### EXERCISE DETAILS
Set down the data below from its first line to the line holding "const yTicks = [0, 500, 1000, 1500, 2000, 2500, 3000];", inclusive; omit all pictures.

### SUPPLIED INFORMATION

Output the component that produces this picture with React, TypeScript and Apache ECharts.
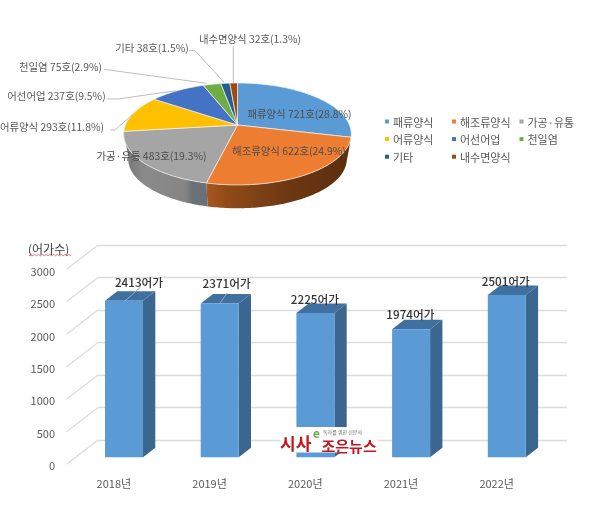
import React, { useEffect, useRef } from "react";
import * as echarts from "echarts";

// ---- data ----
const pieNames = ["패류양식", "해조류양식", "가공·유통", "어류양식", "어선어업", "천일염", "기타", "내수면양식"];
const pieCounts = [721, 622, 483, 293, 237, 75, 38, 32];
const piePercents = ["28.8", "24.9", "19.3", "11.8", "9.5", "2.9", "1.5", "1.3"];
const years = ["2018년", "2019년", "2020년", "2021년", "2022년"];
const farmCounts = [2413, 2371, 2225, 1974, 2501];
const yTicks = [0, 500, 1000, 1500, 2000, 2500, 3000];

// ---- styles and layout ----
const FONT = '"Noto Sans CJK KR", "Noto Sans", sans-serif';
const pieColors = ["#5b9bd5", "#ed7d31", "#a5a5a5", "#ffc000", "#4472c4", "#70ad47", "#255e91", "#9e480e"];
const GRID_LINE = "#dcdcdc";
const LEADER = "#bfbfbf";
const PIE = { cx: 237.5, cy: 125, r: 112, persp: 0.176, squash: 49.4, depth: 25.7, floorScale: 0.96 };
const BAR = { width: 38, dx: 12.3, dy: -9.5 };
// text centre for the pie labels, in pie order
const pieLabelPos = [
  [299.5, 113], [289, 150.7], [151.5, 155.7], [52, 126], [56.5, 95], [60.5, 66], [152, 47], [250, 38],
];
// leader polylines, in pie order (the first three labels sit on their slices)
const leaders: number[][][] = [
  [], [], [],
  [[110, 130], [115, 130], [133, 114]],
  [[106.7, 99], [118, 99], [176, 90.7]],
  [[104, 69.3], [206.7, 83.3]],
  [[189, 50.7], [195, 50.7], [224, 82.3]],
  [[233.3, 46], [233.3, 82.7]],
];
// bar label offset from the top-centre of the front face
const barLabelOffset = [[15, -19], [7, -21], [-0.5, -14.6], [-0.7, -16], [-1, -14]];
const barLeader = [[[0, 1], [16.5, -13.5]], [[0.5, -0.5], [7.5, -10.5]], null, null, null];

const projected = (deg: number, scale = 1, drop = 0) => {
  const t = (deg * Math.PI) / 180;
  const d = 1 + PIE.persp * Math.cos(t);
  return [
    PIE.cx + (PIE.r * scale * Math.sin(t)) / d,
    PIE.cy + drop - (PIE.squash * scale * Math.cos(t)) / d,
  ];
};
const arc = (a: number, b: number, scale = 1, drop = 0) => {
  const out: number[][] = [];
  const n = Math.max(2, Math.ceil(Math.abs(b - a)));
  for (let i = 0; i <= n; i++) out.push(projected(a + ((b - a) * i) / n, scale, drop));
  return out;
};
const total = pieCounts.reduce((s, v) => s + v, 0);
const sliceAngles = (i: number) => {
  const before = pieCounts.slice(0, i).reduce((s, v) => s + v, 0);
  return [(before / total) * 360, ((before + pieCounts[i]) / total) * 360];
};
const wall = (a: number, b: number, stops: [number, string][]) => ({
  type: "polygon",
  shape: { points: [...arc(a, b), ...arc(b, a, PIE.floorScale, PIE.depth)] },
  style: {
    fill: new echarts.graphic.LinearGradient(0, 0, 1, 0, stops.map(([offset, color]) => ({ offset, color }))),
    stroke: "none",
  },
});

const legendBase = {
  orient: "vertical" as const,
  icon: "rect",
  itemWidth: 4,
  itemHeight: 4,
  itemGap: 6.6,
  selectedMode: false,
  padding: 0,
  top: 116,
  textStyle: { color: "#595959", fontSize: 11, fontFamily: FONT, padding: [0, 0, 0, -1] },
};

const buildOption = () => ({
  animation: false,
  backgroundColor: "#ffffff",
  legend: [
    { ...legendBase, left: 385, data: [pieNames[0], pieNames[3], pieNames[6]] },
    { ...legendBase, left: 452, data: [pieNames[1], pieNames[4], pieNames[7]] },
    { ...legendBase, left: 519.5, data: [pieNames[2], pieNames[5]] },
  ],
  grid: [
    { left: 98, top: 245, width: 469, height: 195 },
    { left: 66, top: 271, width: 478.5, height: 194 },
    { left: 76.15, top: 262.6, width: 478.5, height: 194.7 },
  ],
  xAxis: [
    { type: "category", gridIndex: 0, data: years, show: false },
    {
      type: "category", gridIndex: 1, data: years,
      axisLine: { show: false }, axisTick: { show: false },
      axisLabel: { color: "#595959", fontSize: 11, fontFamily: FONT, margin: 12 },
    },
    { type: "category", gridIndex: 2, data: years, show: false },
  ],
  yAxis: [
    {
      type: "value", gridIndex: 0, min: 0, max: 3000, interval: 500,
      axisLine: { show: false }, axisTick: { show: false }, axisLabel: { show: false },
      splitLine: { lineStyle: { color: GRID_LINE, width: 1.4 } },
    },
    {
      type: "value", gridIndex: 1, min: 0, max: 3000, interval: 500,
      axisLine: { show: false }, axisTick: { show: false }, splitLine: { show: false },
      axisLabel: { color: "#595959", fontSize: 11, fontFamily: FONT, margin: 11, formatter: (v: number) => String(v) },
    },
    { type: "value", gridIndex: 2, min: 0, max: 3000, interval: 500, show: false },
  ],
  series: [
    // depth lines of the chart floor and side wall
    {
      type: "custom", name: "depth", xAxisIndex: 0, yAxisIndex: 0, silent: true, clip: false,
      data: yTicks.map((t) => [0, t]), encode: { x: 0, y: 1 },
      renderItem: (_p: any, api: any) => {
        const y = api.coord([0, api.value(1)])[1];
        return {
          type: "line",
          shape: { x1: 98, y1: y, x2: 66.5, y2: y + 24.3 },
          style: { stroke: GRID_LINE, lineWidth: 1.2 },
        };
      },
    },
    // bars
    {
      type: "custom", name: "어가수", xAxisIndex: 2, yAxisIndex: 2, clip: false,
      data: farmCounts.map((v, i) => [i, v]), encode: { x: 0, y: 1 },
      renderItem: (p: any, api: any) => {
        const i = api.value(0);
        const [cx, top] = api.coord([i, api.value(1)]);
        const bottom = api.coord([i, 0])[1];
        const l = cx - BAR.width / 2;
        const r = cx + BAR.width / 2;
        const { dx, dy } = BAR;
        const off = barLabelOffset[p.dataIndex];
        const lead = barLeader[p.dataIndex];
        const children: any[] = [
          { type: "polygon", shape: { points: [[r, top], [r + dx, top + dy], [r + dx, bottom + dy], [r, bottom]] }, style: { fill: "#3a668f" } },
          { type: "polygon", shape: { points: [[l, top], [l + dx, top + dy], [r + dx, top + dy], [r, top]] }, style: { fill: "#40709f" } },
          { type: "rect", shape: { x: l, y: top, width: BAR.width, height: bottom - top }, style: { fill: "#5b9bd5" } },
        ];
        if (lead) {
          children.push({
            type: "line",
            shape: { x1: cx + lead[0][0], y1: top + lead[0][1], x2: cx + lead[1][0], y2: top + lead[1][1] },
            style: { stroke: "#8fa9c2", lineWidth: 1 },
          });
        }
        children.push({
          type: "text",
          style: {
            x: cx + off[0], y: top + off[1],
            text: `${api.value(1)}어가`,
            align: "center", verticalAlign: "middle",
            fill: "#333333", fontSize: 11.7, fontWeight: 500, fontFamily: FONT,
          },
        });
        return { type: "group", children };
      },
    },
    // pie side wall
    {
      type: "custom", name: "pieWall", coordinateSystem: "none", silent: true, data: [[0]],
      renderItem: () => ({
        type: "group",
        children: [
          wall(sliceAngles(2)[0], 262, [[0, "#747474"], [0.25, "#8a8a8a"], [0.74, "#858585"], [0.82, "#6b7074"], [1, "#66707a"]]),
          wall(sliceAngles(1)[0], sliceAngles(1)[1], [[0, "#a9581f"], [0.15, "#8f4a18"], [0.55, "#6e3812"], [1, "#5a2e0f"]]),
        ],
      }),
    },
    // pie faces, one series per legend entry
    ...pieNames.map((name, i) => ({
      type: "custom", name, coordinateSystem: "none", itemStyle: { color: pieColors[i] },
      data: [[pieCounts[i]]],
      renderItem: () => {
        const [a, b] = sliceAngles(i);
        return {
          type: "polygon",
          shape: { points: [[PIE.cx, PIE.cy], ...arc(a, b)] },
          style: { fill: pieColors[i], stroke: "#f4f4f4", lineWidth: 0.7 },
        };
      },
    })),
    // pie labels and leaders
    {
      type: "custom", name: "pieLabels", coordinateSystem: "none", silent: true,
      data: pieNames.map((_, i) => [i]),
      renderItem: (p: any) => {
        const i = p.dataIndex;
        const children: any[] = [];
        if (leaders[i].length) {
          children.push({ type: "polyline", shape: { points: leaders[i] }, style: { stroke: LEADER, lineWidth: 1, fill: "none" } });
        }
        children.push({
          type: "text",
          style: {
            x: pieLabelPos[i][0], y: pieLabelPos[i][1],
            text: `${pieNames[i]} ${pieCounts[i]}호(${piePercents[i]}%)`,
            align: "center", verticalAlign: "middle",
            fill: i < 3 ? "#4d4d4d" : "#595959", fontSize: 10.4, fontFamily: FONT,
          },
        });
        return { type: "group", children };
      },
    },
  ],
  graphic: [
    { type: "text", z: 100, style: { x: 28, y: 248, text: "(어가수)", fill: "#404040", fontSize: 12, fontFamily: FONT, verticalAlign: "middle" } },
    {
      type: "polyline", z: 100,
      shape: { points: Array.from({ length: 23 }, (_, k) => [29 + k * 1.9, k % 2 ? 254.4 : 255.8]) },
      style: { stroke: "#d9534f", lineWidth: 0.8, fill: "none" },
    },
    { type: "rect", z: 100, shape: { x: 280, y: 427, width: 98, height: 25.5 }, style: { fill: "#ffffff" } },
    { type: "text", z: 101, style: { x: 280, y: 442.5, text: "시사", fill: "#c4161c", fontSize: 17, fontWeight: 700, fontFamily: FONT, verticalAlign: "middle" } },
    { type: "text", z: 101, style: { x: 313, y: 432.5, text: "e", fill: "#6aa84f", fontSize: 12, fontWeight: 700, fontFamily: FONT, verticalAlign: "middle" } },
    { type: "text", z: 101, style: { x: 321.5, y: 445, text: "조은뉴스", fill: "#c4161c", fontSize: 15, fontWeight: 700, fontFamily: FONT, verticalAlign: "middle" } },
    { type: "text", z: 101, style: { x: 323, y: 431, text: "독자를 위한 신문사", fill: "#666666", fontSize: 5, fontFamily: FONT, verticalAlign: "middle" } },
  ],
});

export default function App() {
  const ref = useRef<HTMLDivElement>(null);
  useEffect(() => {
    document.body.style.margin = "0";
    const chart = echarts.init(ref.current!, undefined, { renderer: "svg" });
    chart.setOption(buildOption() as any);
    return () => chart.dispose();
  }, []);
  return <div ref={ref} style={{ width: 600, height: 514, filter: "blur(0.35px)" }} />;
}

### FINISHED ANSWER
Output the component that produces this picture with React, TypeScript and Apache ECharts.
import React, { useEffect, useRef } from "react";
import * as echarts from "echarts";

// ---- data ----
const pieNames = ["패류양식", "해조류양식", "가공·유통", "어류양식", "어선어업", "천일염", "기타", "내수면양식"];
const pieCounts = [721, 622, 483, 293, 237, 75, 38, 32];
const piePercents = ["28.8", "24.9", "19.3", "11.8", "9.5", "2.9", "1.5", "1.3"];
const years = ["2018년", "2019년", "2020년", "2021년", "2022년"];
const farmCounts = [2413, 2371, 2225, 1974, 2501];
const yTicks = [0, 500, 1000, 1500, 2000, 2500, 3000];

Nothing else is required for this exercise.